▶ **Directions for this task**: Set the data down again, exactly as it reads, but without the pictures.

▶ **Raw data**:
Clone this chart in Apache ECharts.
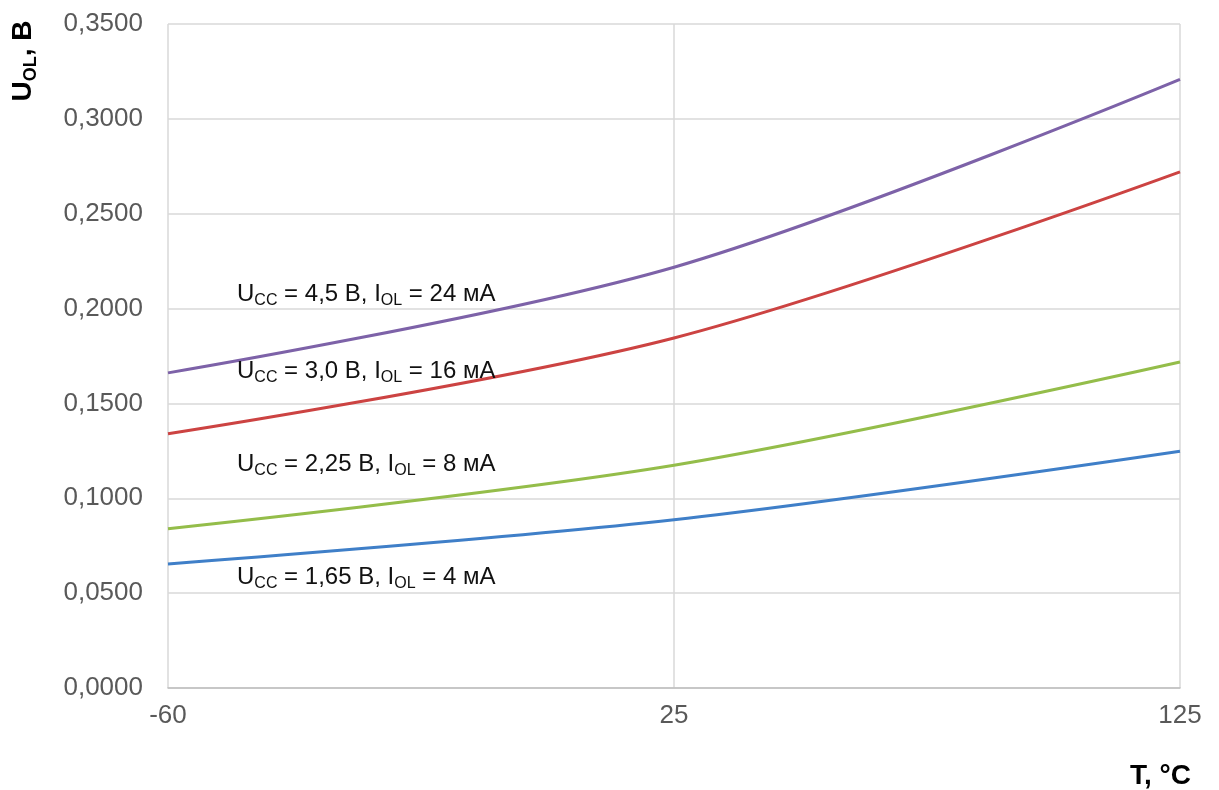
<!DOCTYPE html>
<html>
<head>
<meta charset="utf-8">
<script src="https://cdn.jsdelivr.net/npm/echarts@6/dist/echarts.min.js"></script>
<style>
html,body{margin:0;padding:0;background:#fff;}
#chart{width:1219px;height:790px;}
</style>
</head>
<body>
<div id="chart"></div>
<script>
// Temperature categories (°C)
const categories = ['-60', '25', '125'];
// U_OL, V
const seriesPurple = [0.1661, 0.2218, 0.3208]; // Ucc=4.5 V, Iol=24 mA
const seriesRed    = [0.1340, 0.1845, 0.2721]; // Ucc=3.0 V, Iol=16 mA
const seriesGreen  = [0.0840, 0.1174, 0.1718]; // Ucc=2.25 V, Iol=8 mA
const seriesBlue   = [0.0654, 0.0887, 0.1248]; // Ucc=1.65 V, Iol=4 mA
const yTicks = { min: 0, max: 0.35, interval: 0.05 };
const labelTexts = [
  { u: 'U', us: 'CC', mid: ' = 4,5 В, I', is: 'OL', end: ' = 24 мА' },
  { u: 'U', us: 'CC', mid: ' = 3,0 В, I', is: 'OL', end: ' = 16 мА' },
  { u: 'U', us: 'CC', mid: ' = 2,25 В, I', is: 'OL', end: ' = 8 мА' },
  { u: 'U', us: 'CC', mid: ' = 1,65 В, I', is: 'OL', end: ' = 4 мА' }
];

const FONT = '"Liberation Sans", Arial, sans-serif';
const chart = echarts.init(document.getElementById('chart'));

const richLabel = {
  a: { fontSize: 24, fontFamily: FONT, color: '#111', lineHeight: 30 },
  s: { fontSize: 16, fontFamily: FONT, color: '#111', lineHeight: 13, verticalAlign: 'bottom' }
};
function labelStr(t) {
  return '{a|' + t.u + '}{s|' + t.us + '}{a|' + t.mid + '}{s|' + t.is + '}{a|' + t.end + '}';
}
const labelTops = [282, 359, 452, 565];

const graphics = labelTexts.map((t, i) => ({
  type: 'text',
  left: 237,
  top: labelTops[i],
  z: 100,
  style: { text: labelStr(t), rich: richLabel, fill: '#111' }
}));

graphics.push({
  type: 'text',
  x: 23, y: 61,
  rotation: Math.PI / 2,
  z: 100,
  style: {
    text: '{b|U}{s|OL}{b|, В}',
    align: 'center', verticalAlign: 'middle',
    rich: {
      b: { fontSize: 28, fontWeight: 'bold', fontFamily: FONT, color: '#000', lineHeight: 34 },
      s: { fontSize: 18, fontWeight: 'bold', fontFamily: FONT, color: '#000', lineHeight: 16, verticalAlign: 'bottom' }
    }
  }
});
graphics.push({
  type: 'text',
  x: 1130, y: 776,
  z: 100,
  style: {
    text: 'T, °C', align: 'left', verticalAlign: 'middle',
    fontSize: 28, fontWeight: 'bold', fontFamily: FONT, fill: '#000'
  }
});

function mkSeries(name, data, color) {
  return {
    name, type: 'line', data,
    smooth: 0.33,
    showSymbol: false, symbol: 'none',
    lineStyle: { color, width: 3 },
    itemStyle: { color },
    animation: false
  };
}

chart.setOption({
  backgroundColor: '#ffffff',
  animation: false,
  grid: { left: 168, right: 39, top: 24, bottom: 102 },
  xAxis: {
    type: 'category',
    data: categories,
    boundaryGap: false,
    axisLine: { show: true, lineStyle: { color: '#bfbfbf', width: 1.5 } },
    axisTick: { show: false },
    axisLabel: { color: '#595959', fontSize: 26, fontFamily: FONT, margin: 15 },
    splitLine: { show: true, lineStyle: { color: '#d9d9d9', width: 1.5 } }
  },
  yAxis: {
    type: 'value',
    min: yTicks.min, max: yTicks.max, interval: yTicks.interval,
    axisLine: { show: false },
    axisTick: { show: false },
    axisLabel: {
      color: '#595959', fontSize: 26, fontFamily: FONT, margin: 25,
      formatter: v => v.toFixed(4).replace('.', ',')
    },
    splitLine: { show: true, lineStyle: { color: '#d9d9d9', width: 1.5 } }
  },
  series: [
    mkSeries('Ucc=4,5', seriesPurple, '#7D62A8'),
    mkSeries('Ucc=3,0', seriesRed, '#CC4342'),
    mkSeries('Ucc=2,25', seriesGreen, '#94BD4A'),
    mkSeries('Ucc=1,65', seriesBlue, '#3F7FC8')
  ],
  graphic: graphics
});
</script>
</body>
</html>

▶ **Answer**:
Clone this chart in Apache ECharts.
<!DOCTYPE html>
<html>
<head>
<meta charset="utf-8">
<script src="https://cdn.jsdelivr.net/npm/echarts@6/dist/echarts.min.js"></script>
<style>
html,body{margin:0;padding:0;background:#fff;}
#chart{width:1219px;height:790px;}
</style>
</head>
<body>
<div id="chart"></div>
<script>
// Temperature categories (°C)
const categories = ['-60', '25', '125'];
// U_OL, V
const seriesPurple = [0.1661, 0.2218, 0.3208]; // Ucc=4.5 V, Iol=24 mA
const seriesRed    = [0.1340, 0.1845, 0.2721]; // Ucc=3.0 V, Iol=16 mA
const seriesGreen  = [0.0840, 0.1174, 0.1718]; // Ucc=2.25 V, Iol=8 mA
const seriesBlue   = [0.0654, 0.0887, 0.1248]; // Ucc=1.65 V, Iol=4 mA
const yTicks = { min: 0, max: 0.35, interval: 0.05 };
const labelTexts = [
  { u: 'U', us: 'CC', mid: ' = 4,5 В, I', is: 'OL', end: ' = 24 мА' },
  { u: 'U', us: 'CC', mid: ' = 3,0 В, I', is: 'OL', end: ' = 16 мА' },
  { u: 'U', us: 'CC', mid: ' = 2,25 В, I', is: 'OL', end: ' = 8 мА' },
  { u: 'U', us: 'CC', mid: ' = 1,65 В, I', is: 'OL', end: ' = 4 мА' }
];

const FONT = '"Liberation Sans", Arial, sans-serif';
const chart = echarts.init(document.getElementById('chart'));

const richLabel = {
  a: { fontSize: 24, fontFamily: FONT, color: '#111', lineHeight: 30 },
  s: { fontSize: 16, fontFamily: FONT, color: '#111', lineHeight: 13, verticalAlign: 'bottom' }
};
function labelStr(t) {
  return '{a|' + t.u + '}{s|' + t.us + '}{a|' + t.mid + '}{s|' + t.is + '}{a|' + t.end + '}';
}
const labelTops = [282, 359, 452, 565];

const graphics = labelTexts.map((t, i) => ({
  type: 'text',
  left: 237,
  top: labelTops[i],
  z: 100,
  style: { text: labelStr(t), rich: richLabel, fill: '#111' }
}));

graphics.push({
  type: 'text',
  x: 23, y: 61,
  rotation: Math.PI / 2,
  z: 100,
  style: {
    text: '{b|U}{s|OL}{b|, В}',
    align: 'center', verticalAlign: 'middle',
    rich: {
      b: { fontSize: 28, fontWeight: 'bold', fontFamily: FONT, color: '#000', lineHeight: 34 },
      s: { fontSize: 18, fontWeight: 'bold', fontFamily: FONT, color: '#000', lineHeight: 16, verticalAlign: 'bottom' }
    }
  }
});
graphics.push({
  type: 'text',
  x: 1130, y: 776,
  z: 100,
  style: {
    text: 'T, °C', align: 'left', verticalAlign: 'middle',
    fontSize: 28, fontWeight: 'bold', fontFamily: FONT, fill: '#000'
  }
});

function mkSeries(name, data, color) {
  return {
    name, type: 'line', data,
    smooth: 0.33,
    showSymbol: false, symbol: 'none',
    lineStyle: { color, width: 3 },
    itemStyle: { color },
    animation: false
  };
}

chart.setOption({
  backgroundColor: '#ffffff',
  animation: false,
  grid: { left: 168, right: 39, top: 24, bottom: 102 },
  xAxis: {
    type: 'category',
    data: categories,
    boundaryGap: false,
    axisLine: { show: true, lineStyle: { color: '#bfbfbf', width: 1.5 } },
    axisTick: { show: false },
    axisLabel: { color: '#595959', fontSize: 26, fontFamily: FONT, margin: 15 },
    splitLine: { show: true, lineStyle: { color: '#d9d9d9', width: 1.5 } }
  },
  yAxis: {
    type: 'value',
    min: yTicks.min, max: yTicks.max, interval: yTicks.interval,
    axisLine: { show: false },
    axisTick: { show: false },
    axisLabel: {
      color: '#595959', fontSize: 26, fontFamily: FONT, margin: 25,
      formatter: v => v.toFixed(4).replace('.', ',')
    },
    splitLine: { show: true, lineStyle: { color: '#d9d9d9', width: 1.5 } }
  },
  series: [
    mkSeries('Ucc=4,5', seriesPurple, '#7D62A8'),
    mkSeries('Ucc=3,0', seriesRed, '#CC4342'),
    mkSeries('Ucc=2,25', seriesGreen, '#94BD4A'),
    mkSeries('Ucc=1,65', seriesBlue, '#3F7FC8')
  ],
  graphic: graphics
});
</script>
</body>
</html>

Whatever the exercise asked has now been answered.